Task requirements:
Print the listing from its top line through the line containing "const seriesNames = ['<", nothing more, and leave out the pictures.

Data block:
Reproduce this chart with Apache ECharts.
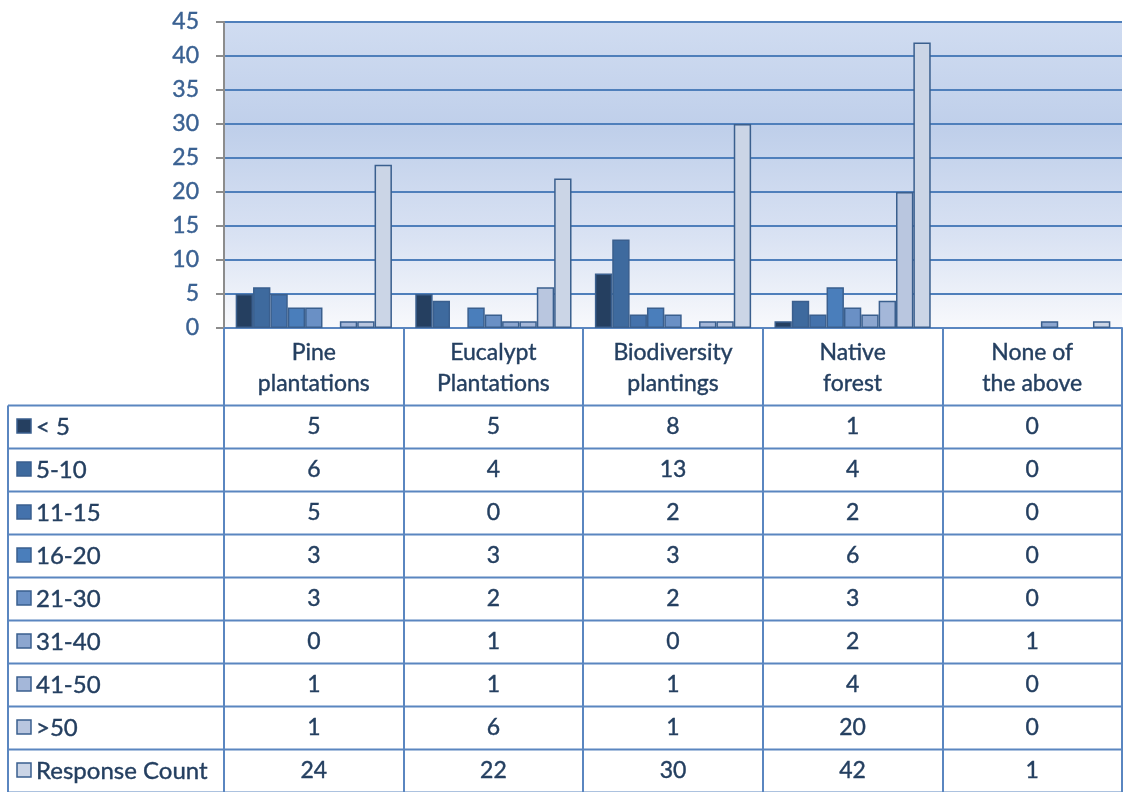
<!DOCTYPE html>
<html>
<head>
<meta charset="utf-8">
<script src="https://cdn.jsdelivr.net/npm/echarts@6/dist/echarts.min.js"></script>
<style>
  html, body { margin: 0; padding: 0; background: #fff; }
  #main { width: 1124px; height: 792px; }
</style>
</head>
<body>
<div id="main"></div>
<script>
// categories (table columns)
const categories = ['Pine\nplantations', 'Eucalypt\nPlantations', 'Biodiversity\nplantings', 'Native\nforest', 'None of\nthe above']
const seriesNames = ['< 5', '5-10', '11-15', '16-20', '21-30', '31-40', '41-50', '>50', 'Response Count']

// values per age band
const under5 = [5, 5, 8, 1, 0]
const from5to10 = [6, 4, 13, 4, 0]
const from11to15 = [5, 0, 2, 2, 0]
const from16to20 = [3, 3, 3, 6, 0]
const from21to30 = [3, 2, 2, 3, 0]
const from31to40 = [0, 1, 0, 2, 1]
const from41to50 = [1, 1, 1, 4, 0]
const over50 = [1, 6, 1, 20, 0]
const responseCount = [24, 22, 30, 42, 1]

const yTicks = [0, 5, 10, 15, 20, 25, 30, 35, 40, 45]

const values = [under5, from5to10, from11to15, from16to20, from21to30, from31to40, from41to50, over50, responseCount]
const colors = ['#253f60', '#3e6a9e', '#4472ac', '#4a7ebb', '#6a90c5', '#8ca6cf', '#a4b7d9', '#b9c6df', '#cbd5e6']

const font = 'Lato, "Open Sans", sans-serif'
const textColor = '#243f60'
const lineColor = '#5a86c0'

const myChart = echarts.init(document.getElementById('main'))

// zero bars get no outline (Excel draws nothing for them)
const series = seriesNames.map((name, i) => ({
	name: name,
	type: 'bar',
	data: values[i].map(v => (v === 0 ? { value: v, itemStyle: { borderWidth: 0 } } : v)),
	barGap: 0,
	barCategoryGap: '13%',
	itemStyle: {
		color: colors[i],
		borderColor: '#3a5f8e',
		borderWidth: 1.5
	}
}))

myChart.setOption({
	animation: false,
	textStyle: { fontFamily: font },
	grid: {
		left: 224,
		right: 2,
		top: 22,
		bottom: 464,
		show: true,
		borderWidth: 0,
		backgroundColor: new echarts.graphic.LinearGradient(0, 0, 0, 1, [
			{ offset: 0, color: '#d0dcf1' },
			{ offset: 0.35, color: '#bfcfea' },
			{ offset: 0.7, color: '#d9e2f3' },
			{ offset: 1, color: '#f8f9fc' }
		])
	},
	xAxis: {
		type: 'category',
		data: categories,
		axisLine: { lineStyle: { color: lineColor, width: 2 } },
		axisTick: {
			show: true,
			alignWithLabel: false,
			length: 464,
			lineStyle: { color: lineColor, width: 2 }
		},
		axisLabel: {
			color: textColor,
			fontSize: 23,
			lineHeight: 31,
			margin: 9,
			fontFamily: font,
			textBorderColor: textColor,
			textBorderWidth: 0.4
		}
	},
	yAxis: {
		type: 'value',
		min: yTicks[0],
		max: yTicks[yTicks.length - 1],
		interval: 5,
		axisLine: { show: true, lineStyle: { color: '#8c8c8c', width: 2 } },
		axisTick: { show: true, length: 8, lineStyle: { color: '#8c8c8c', width: 2 } },
		splitLine: { lineStyle: { color: '#4f7fbb', width: 2 } },
		axisLabel: {
			color: '#3a6192',
			fontSize: 23,
			margin: 25,
			fontFamily: font,
			textBorderColor: '#3a6192',
			textBorderWidth: 0.4
		}
	},
	series: series
})

// data table under the chart
const rowTop = 405.5
const rowH = 43
const tableLeft = 8
const tableRight = 1123
const elements = []

for (let r = 0; r <= seriesNames.length; ++r) {
	const y = rowTop + rowH * r
	elements.push({
		type: 'line',
		shape: { x1: tableLeft, y1: y, x2: tableRight, y2: y },
		style: { stroke: lineColor, lineWidth: 2 }
	})
}
elements.push({
	type: 'line',
	shape: { x1: tableLeft, y1: rowTop, x2: tableLeft, y2: 792 },
	style: { stroke: lineColor, lineWidth: 2 }
})

seriesNames.forEach((name, r) => {
	const cy = rowTop + rowH * (r + 0.5)
	elements.push({
		type: 'rect',
		shape: { x: 17, y: cy - 8, width: 14, height: 14 },
		style: { fill: colors[r], stroke: '#3a5f8e', lineWidth: 1.5 }
	})
	elements.push({
		type: 'text',
		x: 36,
		y: cy,
		style: {
			text: name,
			fill: textColor,
			stroke: textColor,
			lineWidth: 0.4,
			font: '24px ' + font,
			align: 'left',
			verticalAlign: 'middle'
		}
	})
	values[r].forEach((v, i) => {
		const cx = myChart.convertToPixel({ xAxisIndex: 0 }, i)
		elements.push({
			type: 'text',
			x: cx,
			y: cy,
			style: {
				text: String(v),
				fill: textColor,
				stroke: textColor,
				lineWidth: 0.4,
				font: '23px ' + font,
				align: 'center',
				verticalAlign: 'middle'
			}
		})
	})
})

myChart.setOption({ graphic: { elements: elements } })
</script>
</body>
</html>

Complete output:
Reproduce this chart with Apache ECharts.
<!DOCTYPE html>
<html>
<head>
<meta charset="utf-8">
<script src="https://cdn.jsdelivr.net/npm/echarts@6/dist/echarts.min.js"></script>
<style>
  html, body { margin: 0; padding: 0; background: #fff; }
  #main { width: 1124px; height: 792px; }
</style>
</head>
<body>
<div id="main"></div>
<script>
// categories (table columns)
const categories = ['Pine\nplantations', 'Eucalypt\nPlantations', 'Biodiversity\nplantings', 'Native\nforest', 'None of\nthe above']
const seriesNames = ['< 5', '5-10', '11-15', '16-20', '21-30', '31-40', '41-50', '>50', 'Response Count']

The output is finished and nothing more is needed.